Общество атомизировалось, распалось на множество маленьких островков, занявших абсолютно эгоистическую позицию друг относительно друга. В последние пятнадцать лет мы видим некоторые попытки реставрации советской идентичности. При этом общество и массовое сознание в целом перестало понимать: кто мы, откуда и куда идем. Мы — Европа и придерживаемся европейских ценностей, институтов, моделей поведения, или у нас модель азиатского общества? Идентичность современного российского общества утратила отчетливые очертания. Отсюда неопределенность: какую экономику мы строим, как мы организуем социальное пространство и города, в которых мы живем?
Вопросы идентичности критически значимы для большой политики. Демократы в США проиграли последние выборы Трампу на том, что делали ставку на многообразие — все мы разные: гендерно, национально, конфессионально, ценностно и т.д. На подчеркивание этих различий направлен американский дискурс политкорректности. И тут пришел Трамп, которые «смял» все эти различия, все это многообразие идентичностей «малых групп» и начал обращаться к условному большинству — к белым мужчинам с относительно низким уровнем образования и традиционными ценностями.

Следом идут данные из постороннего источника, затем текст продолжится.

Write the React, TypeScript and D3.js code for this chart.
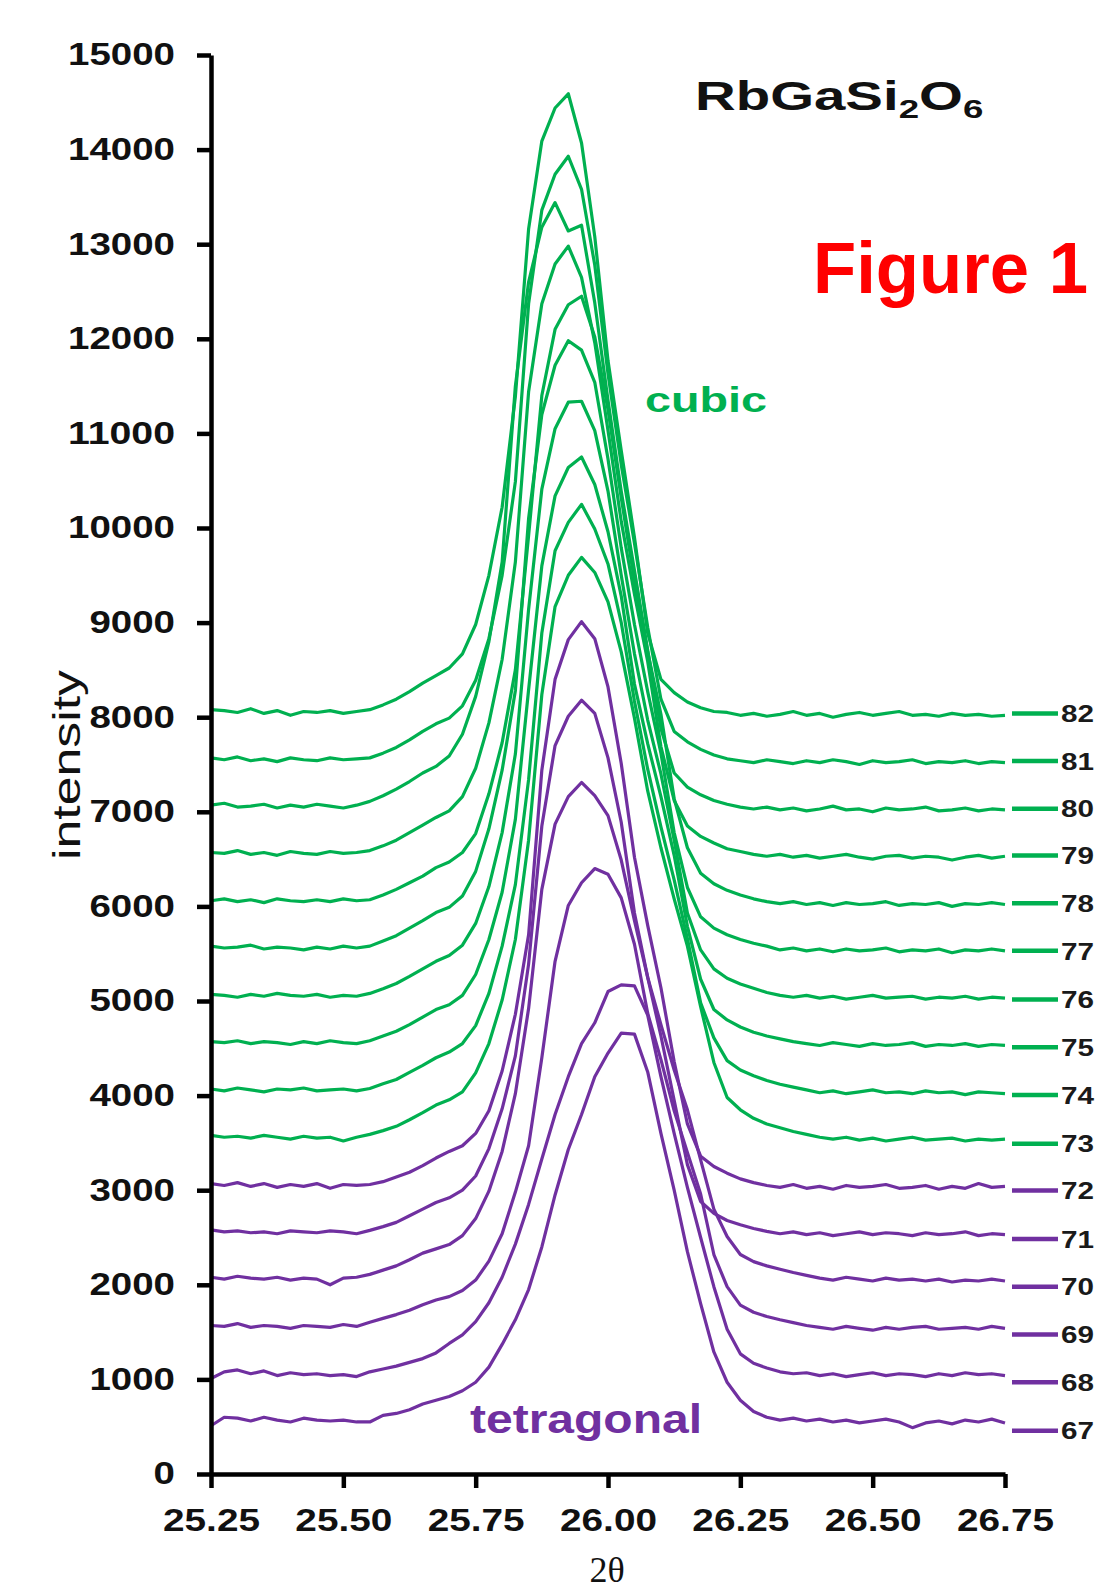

У этого условного большинства нет задачи поддерживать малые группы и обеспечивать им комфортные условия существования в социуме. И это большинство считало себя ущемленным той политикой идентичности, которая проводилась в Штатах в последние 20 и более лет. Оказалось, теперь это большинство может сказать свое слово. Политика национальной идентичности — вещь, с которой нельзя шутить, она имеет гигантское значение для социального и политического развития целых стран.
О программе школы
Программа школы будет состоять из нескольких тематических блоков. Будет отдельный блок про поколение Z — тех, кому сейчас от 15 до 25: чем это поколение отличается от старших товарищей по своим ценностям, установкам, социально-психологическим ориентациям, образу жизни. Будет блок, связанный с гендером. В последние годы у нас постепенно ослабевает традиционная патриархальная модель семьи, подразумевающая дискриминацию женщин. Это связано с переосмыслением всей концепции культуры как андроцентричной, считающей мужские признаки всеобщими, универсальными, наделенными некой символической властью. Будет отдельный блок про региональную идентичность: насколько мы разные, какие у нас региональные различия, как строится региональная идентичность — через локальные сообщества, через административные регионы или так называемые макрорегионы — Сибирь, Урал, Кавказ.
Как обычно, в первой половине дня у нас будут лекции, и в этот раз их будут читать лекторы из Европейского университета в Санкт-Петербурге и Санкт-Петербургского государственного университета. А во второй половине дня студенты под руководством кураторов — петербургских социологов, урбанистов, философов — будут готовиться к дебатам по основным темам школы и в них участвовать.
О собственной идентичности
Лет с тринадцати я был антисоветчиком: после школы ловил «вражеские голоса», которых тогда было четыре: «Голос Америки», радио «Свобода», BBC и «Немецкая волна». После смерти Брежнева основную информацию я получал из этих источников, читал запрещенные книжки, которые передавались из рук в руки, размноженные на ксероксе. Распад СССР стал для меня безумно радостным событием — я погрузился в стихию свободы и жизнь неформальных сообществ художников, музыкантов, филологов. Дружил с людьми, жившими в сквотах, в частности, в булгаковском доме на Патриарших. Это был близкий к хипповскому образ жизни. Во второй половине 90-х жизнь стала более упорядоченной и буржуазной. Мне потребовалось лет пять, чтобы выбраться из бурлящего сообщества творческих людей, которые не знали никаких правил и в культуре, и в поведении, и в своих художественных жизненных акциях, и войти в более стабильное состояние. Понять, кто я в профессиональном плане, чем я хочу заниматься.
Сейчас я бы, наверное, идентифицировал себя как человека, которому безумно интересно изучать, что сделали ученые в различных социальных науках — экономике, социологии, политологии, в изучении ценностей и т.д. С одной стороны, эти исследователи занимаются вечными вещами. А с другой — в процессе изучения они частенько открывают такие закономерности, знание которых может помочь обществам более грамотно организовать себя. Исследования в области социальных наук носят не только теоретический характер — очень часто они помогают обществам измениться. Мне очень интересно находить такие вещи в исследованиях и открывать их для большого количества людей, не являющихся специалистами в данной области. То есть заниматься просвещением.
Идентичность — такая штука, которая не задана раз и навсегда. Она не натуральна и не естественна, это — всегда конструируемый концепт. Она меняется во времени: одни и те же идентичности в разные времена и в разных обществах наполнены совершенно разным смыслом. Идентичность не предзадана — она каждый раз выбирается и конструируется нами для себя заново. И я надеюсь, что это школа поможет ее участникам понять что-то новое и про свою личную идентичность, и про то, какими механизмами определяются движения целых обществ.